The present invention is related to electrical logic devices, and in particular to dynamic logic devices.
Dynamic logic circuits utilizing static “keeper” circuits offer an alternative to static logic in situations where increased circuit bandwidth (speed) is desired. FIG. 1 shows an exemplary prior art dynamic logic circuit 100 including a pull-up transistor 110 operating as a keeper circuit. In particular, dynamic logic circuit 100 is a three input OR gate (IN0, IN1, IN2), with another input (IN3) operating as an enable by application to the gate of an enable transistor 160. The logic function implemented by dynamic logic circuit 100 is OUT=(IN3 & (IN0 OR IN1 OR IN2)). Dynamic logic circuits are also available for implementing other logic functions.
In operation, a precharge input 130 may be asserted low shortly before a transition of IN3 to turn on a precharge transistor 132. This allows current from a supply 140 to be available at an input of a buffer 150 and provides for relatively quick switching of an output 120. When IN3 is asserted high, output 120 is set to a logic state reflecting the state of IN0, IN1, IN2. In particular, whenever at least one of IN0, IN1, IN2 are set at a logic ‘1’, respective logic transistor(s) 102, 104, 106 are turned on causing the voltage at an input of an inverting buffer 150 to go to approximately ground.
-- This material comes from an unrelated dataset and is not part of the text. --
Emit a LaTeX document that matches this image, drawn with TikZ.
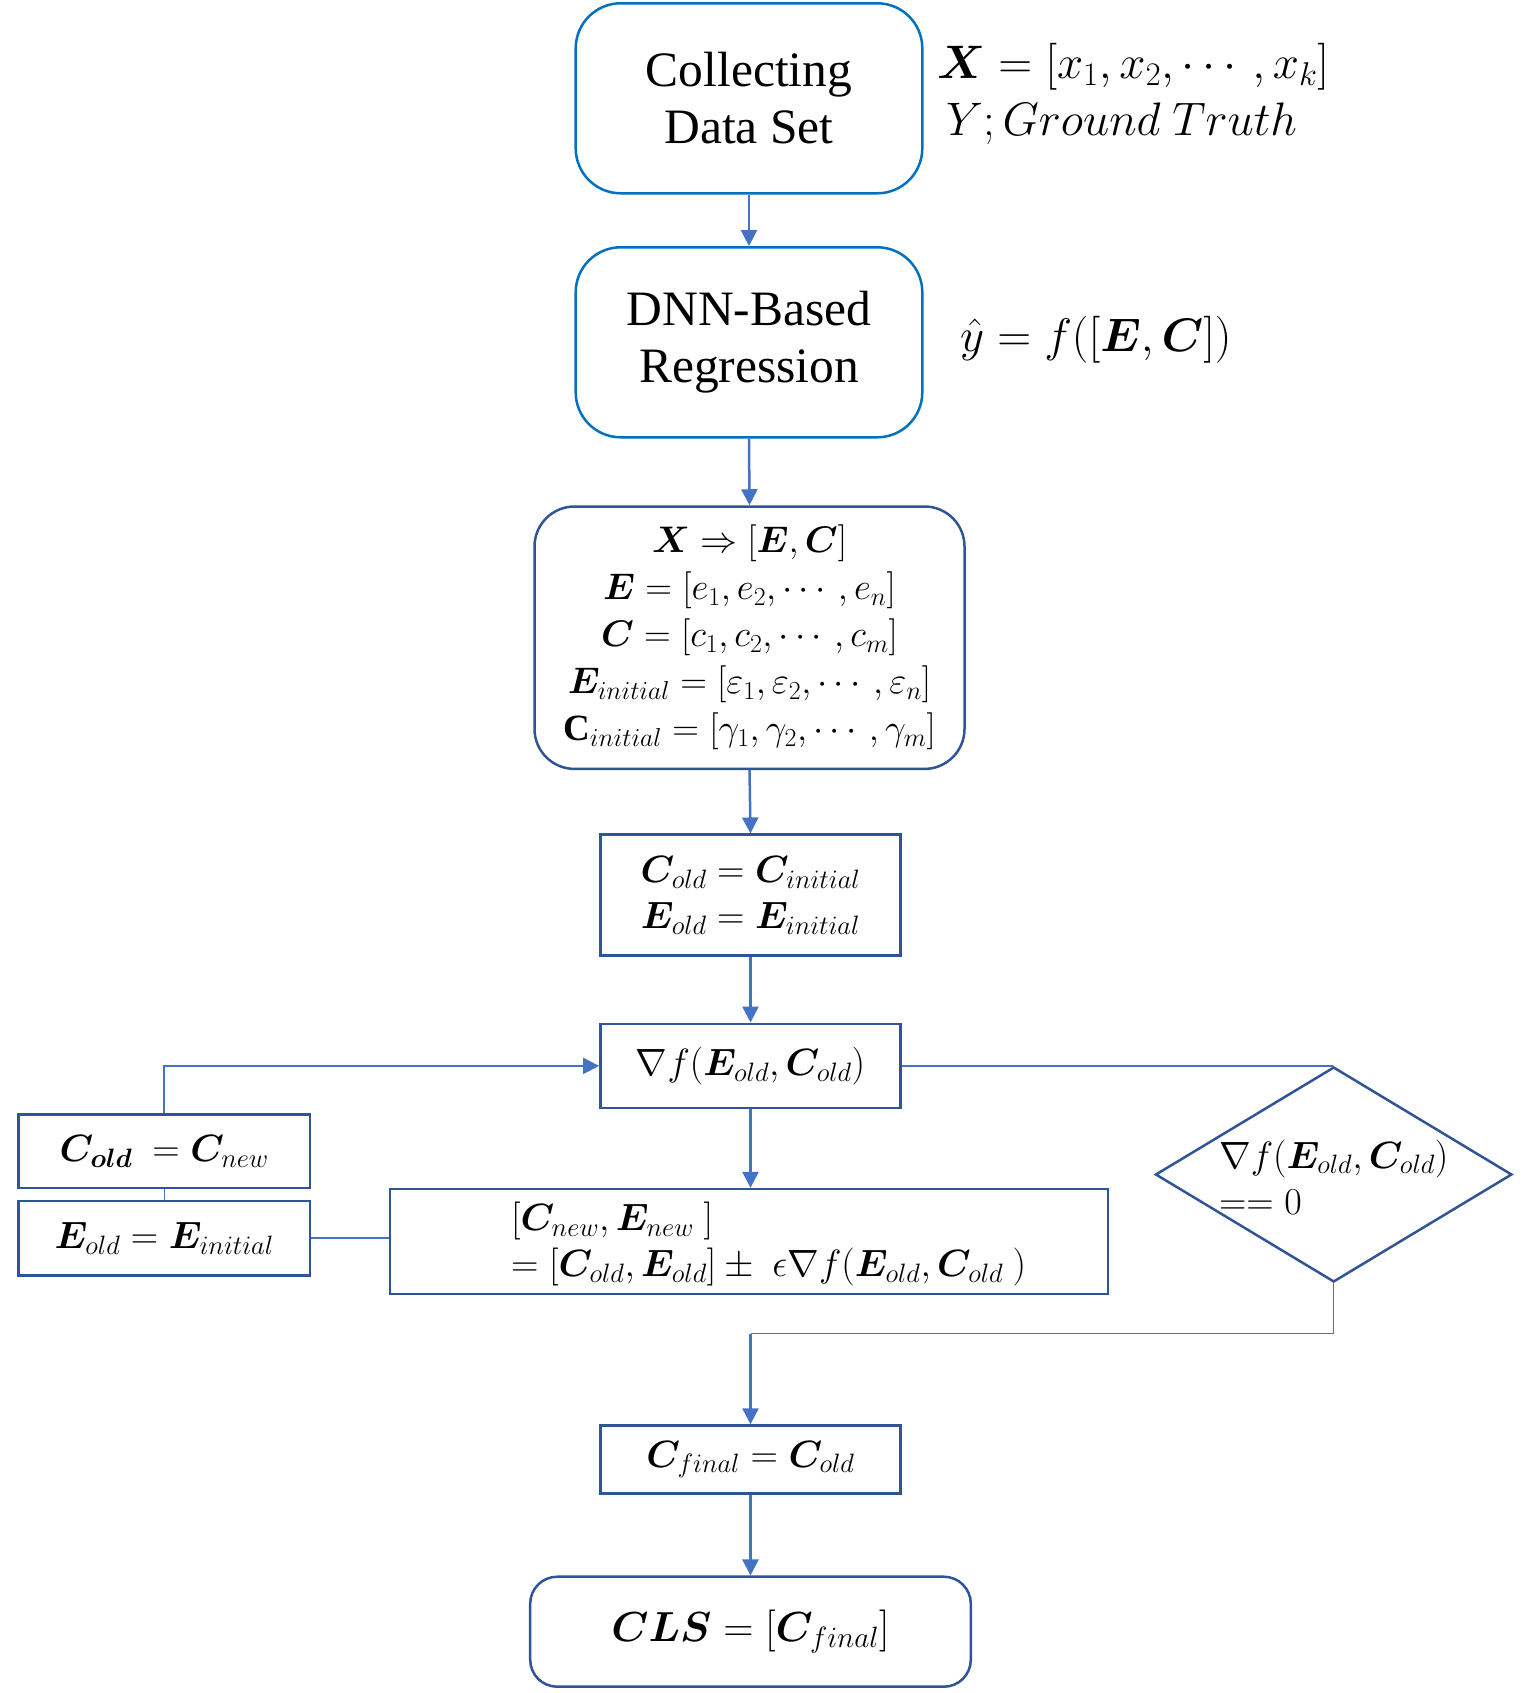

This results in a logic ‘1’ at output 120 because of the inverting nature of inverting buffer 150. Otherwise, the voltage at the input of inverting buffer 150 is forced to approximately the voltage of supply 140 as precharge transistor 130 is turned on.
Pull-up transistor 110 is switched off whenever output 120 is set at a logic ‘1’. In contrast, when output 120 is set at a logic ‘0’ and precharge transistor 132 is turned on, pull-up transistor 110 is switched on. When, however, precharge transistor 132 is turned off and enable transistor 160 is turned off, the input of inverting buffer 150 floats at a level that causes pull-up transistor 110 to be switched off, but at a level that is just below that required to turn on pull-up transistor 110. In this way, dynamic logic circuit 100 is capable of producing very fast edges and relatively high bandwidth operation.
For fastest operation, the size of pull-up transistor 110 is minimized. However, to assure stability, the size of pull-up transistor 110 is typically substantially larger than enable transistor 160. This provides an ability to pull-up substantially more through pull-up transistor 110 than the offsetting pull-down through enable transistor 160. While this increases stability, it also substantially increases the amount of leakage current associated with pull-up transistor 110. As the voltage of supply 140 is decreased to implement different logic technologies, an increasing portion of the power consumption of dynamic logic circuit 100 corresponds to the aforementioned leakage current. Power expended through leakage current is undesirable.
Thus, for at least the aforementioned reason, there exists a need in the art for advanced dynamic logic devices and systems, and methods for implementing and utilizing dynamic logic.